ANDREJ IVANJI ÜBER DAS EU-BEITRITTSGESUCH VON SERBIEN
: Serbien spielt die Europakarte

Und schon wieder verspricht Tadić das Blaue vom europäischen Himmel, um seine Macht zu sichern

In einem eindrucksvollen außenpolitischen Endspurt verbuchten Serbiens Präsident Boris Tadić und die von seiner „Demokratischen Partei“ (DS) dominierte Regierung zu Jahresende drei wichtige Punkte: Am 7. 12. ratifizierte die EU ein Handelsabkommen mit Serbien, am 19. 12. wurden die Grenzen der Schengen-Staaten für Serbiens Bürger geöffnet; und als Krönung reichte Tadić, ermutigt von der schwedischen Ratspräsidentschaft, das EU-Beitrittsgesuch Serbiens ein.

Und zwar, obwohl das Land dadurch formale und bisher übliche prozedurale Stufen übersprungen hat.
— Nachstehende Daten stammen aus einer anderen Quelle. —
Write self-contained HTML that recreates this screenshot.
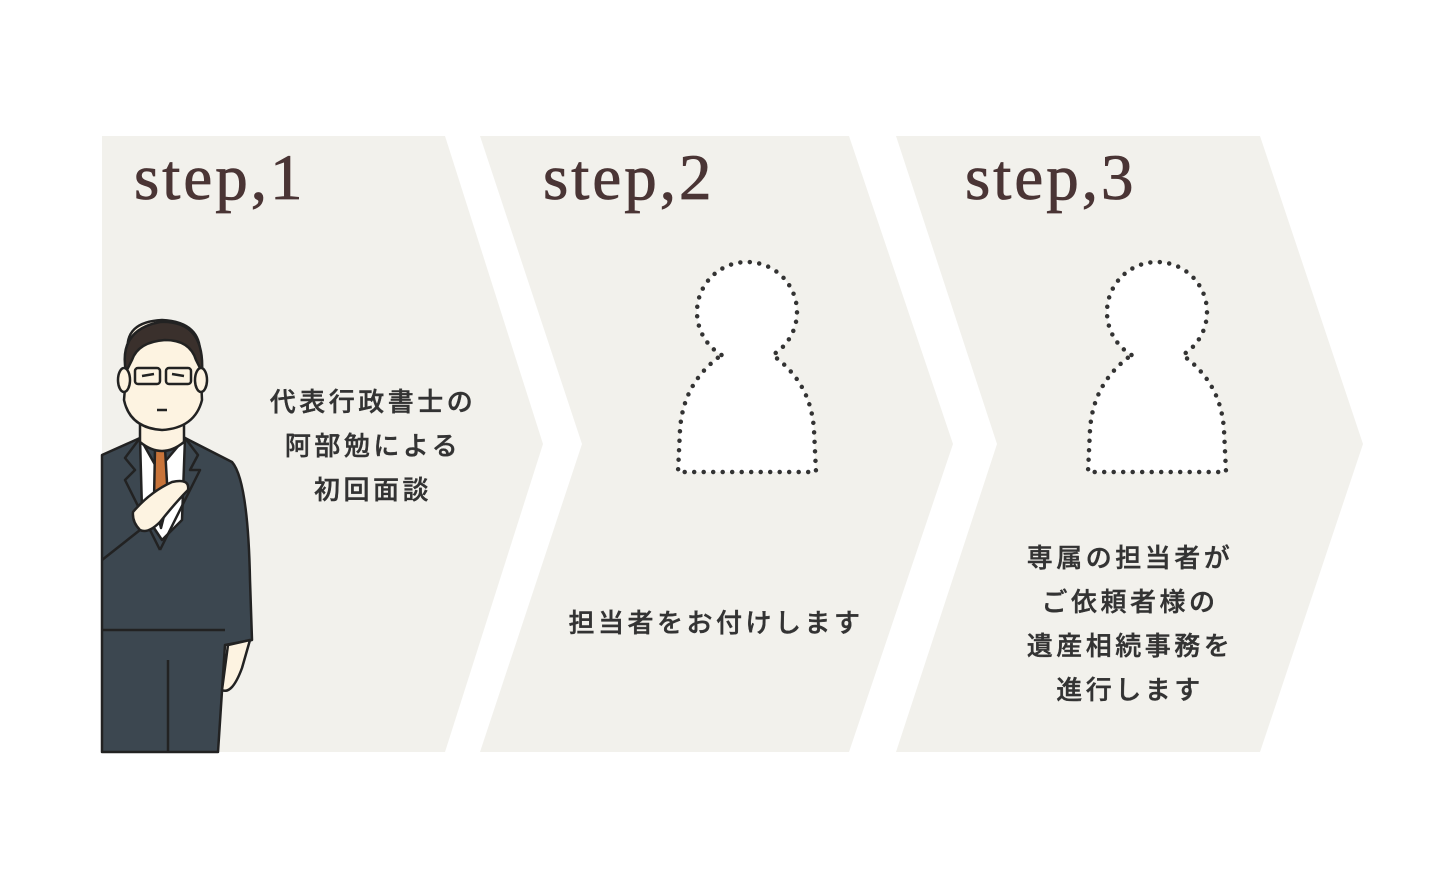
<!DOCTYPE html>
<html><head><meta charset="utf-8"><style>
html,body{margin:0;padding:0;background:#fff;}
body{width:1431px;height:891px;position:relative;overflow:hidden;}
.st{position:absolute;font-family:"Liberation Serif",serif;font-size:65px;letter-spacing:3px;color:#4a3535;line-height:1;-webkit-text-stroke:0.8px #4a3535;}
.jp{position:absolute;font-family:"Liberation Sans","Noto Sans CJK JP",sans-serif;font-size:26px;letter-spacing:3.5px;color:#333;line-height:44px;text-align:center;font-weight:500;-webkit-text-stroke:0.4px #333;}
</style></head><body>
<svg width="1431" height="891" style="position:absolute;left:0;top:0">
<g fill="#f2f1ec">
<polygon points="102,136 445,136 543,444 445,752 102,752"/>
<polygon points="480,136 849,136 953,444 849,752 480,752 582,444"/>
<polygon points="896,136 1260,136 1363,444 1260,752 896,752 997,444"/>
</g>
<g id="sil" fill="#fff" stroke="#333" stroke-width="4.5" stroke-linecap="round" stroke-dasharray="0 9.5">
<path d="M721.5,355 A50,50 0 1 1 772.5,355 C800,375 812,400 814,430 L816,472 L678,472 L680,430 C682,400 694,375 721.5,355 Z"/>
</g>
<use href="#sil" transform="translate(410,0)"/>
<g stroke="#222" stroke-width="2.5" stroke-linejoin="round">
<path d="M102,455 L140,438 L185,438 L232,462 Q248,480 250,580 L252,640 L225,645 L218,752 L102,752 Z" fill="#3c4750"/>
<path d="M140,438 L158,470 L185,438 L182,520 L162,540 L142,510 Z" fill="#fff"/>
<path d="M155,448 L165,448 L168,500 L161,528 L154,500 Z" fill="#c8743a"/>
<path d="M140,438 L125,458 L135,470 L125,480 L160,550 M185,438 L198,455 L190,470 L200,470 L160,550" fill="none"/>
<path d="M168,752 L168,660 M102,630 L225,630 M102,560 L140,530" fill="none"/>
<path d="M140,420 L140,442 Q162,460 184,442 L184,420 Z" fill="#fdf3e1"/>
<path d="M128,352 Q124,322 162,320 Q202,322 200,356 L202,400 Q195,428 162,430 Q130,428 124,400 Z" fill="#fdf3e1"/>
<path d="M126,372 Q118,330 160,322 Q205,320 202,372 L196,360 Q190,340 165,340 Q138,342 132,360 Z" fill="#3a302c"/>
<ellipse cx="124" cy="380" rx="6" ry="12" fill="#fdf3e1"/>
<ellipse cx="201" cy="380" rx="6" ry="12" fill="#fdf3e1"/>
<rect x="135" y="368" width="25" height="16" rx="3" fill="none"/>
<rect x="166" y="368" width="25" height="16" rx="3" fill="none"/>
<path d="M142,376 L154,374 M172,374 L184,376 M157,410 L167,410" fill="none"/>
<path d="M133,512 Q150,492 172,482 Q190,478 188,490 Q176,502 160,522 Q148,534 140,530 Q132,522 133,512 Z" fill="#fdf3e1"/>
<path d="M228,645 L222,690 Q232,695 242,668 L250,640 Z" fill="#fdf3e1"/>
</g>
</svg>
<div class="st" style="left:134px;top:146px">step,1</div>
<div class="st" style="left:543px;top:146px">step,2</div>
<div class="st" style="left:965px;top:146px">step,3</div>
<div class="jp" style="left:223px;top:380px;width:300px">代表行政書士の<br>阿部勉による<br>初回面談</div>
<div class="jp" style="left:516px;top:601px;width:400px">担当者をお付けします</div>
<div class="jp" style="left:980px;top:536px;width:300px">専属の担当者が<br>ご依頼者様の<br>遺産相続事務を<br>進行します</div>
</body></html>
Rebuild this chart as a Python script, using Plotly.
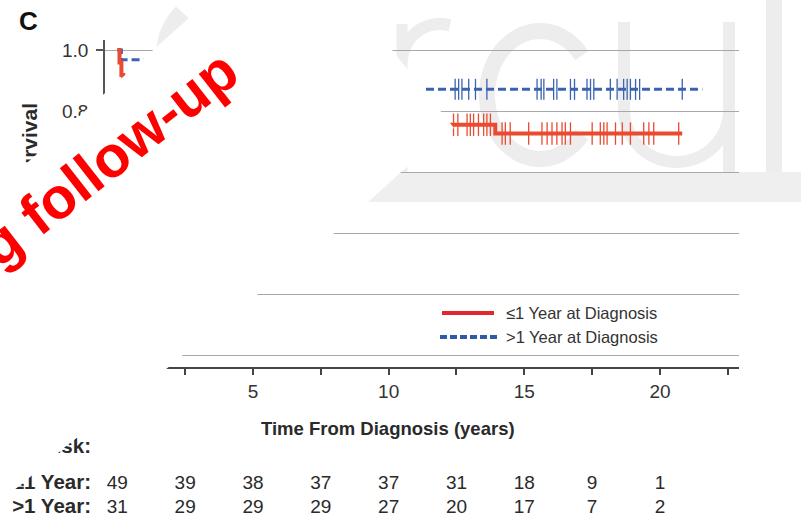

Bevor sie der EU beitraten, sind bisher alle neuen EU-Staaten zuerst Mitglieder der Nato geworden. Auf Nato-Mitgliedschaft hat Serbien jedoch verzichtet, wegen der Luftangriffe des Militärpaktes auf Serbien 1999. Die EU hat auch das Stabilisierungs- und Assoziierungsabkommen (SAA) mit Serbien wegen ungenügender Zusammenarbeit mit dem UNO-Tribunal für Kriegsverbrechen noch nicht ratifiziert, was normalerweise vor dem Beantragen der EU-Mitgliedschaftskandidatur geschehen sollte.

Das geschickte Marketingteam von Tadić will zeigen, dass Serbien von seinen „europäischen Freunden“ bevorzugt behandelt wird, und allen nationalistischen EU-Skeptikern den Mund stopfen. Brüssel macht mit, weil von der politische Stabilität in Serbien die Sicherheitslage in der ganzen instabilen Region abhängt.

Warum aber spielt die zerstrittene Koalitionsregierung gerade jetzt so starke Trümpfe aus? Es sieht danach aus, dass Tadić und seine DS Neuwahlen in Betracht ziehen, die sie auf der Welle der EU-Erfolge an der Macht bestätigen sollen, bevor die zermürbten Bürger die Wirtschaftskrise 2010 so richtig zu spüren bekommen und die immer stärkeren national-populistischen Kräfte die Oberhand gewinnen. Das Blaue vom europäischen Himmel zu versprechen und auf das Beste zu hoffen – ein Rezept, das Tadić an die Macht gebracht und an der Macht gehalten hat. Zumindest bisher.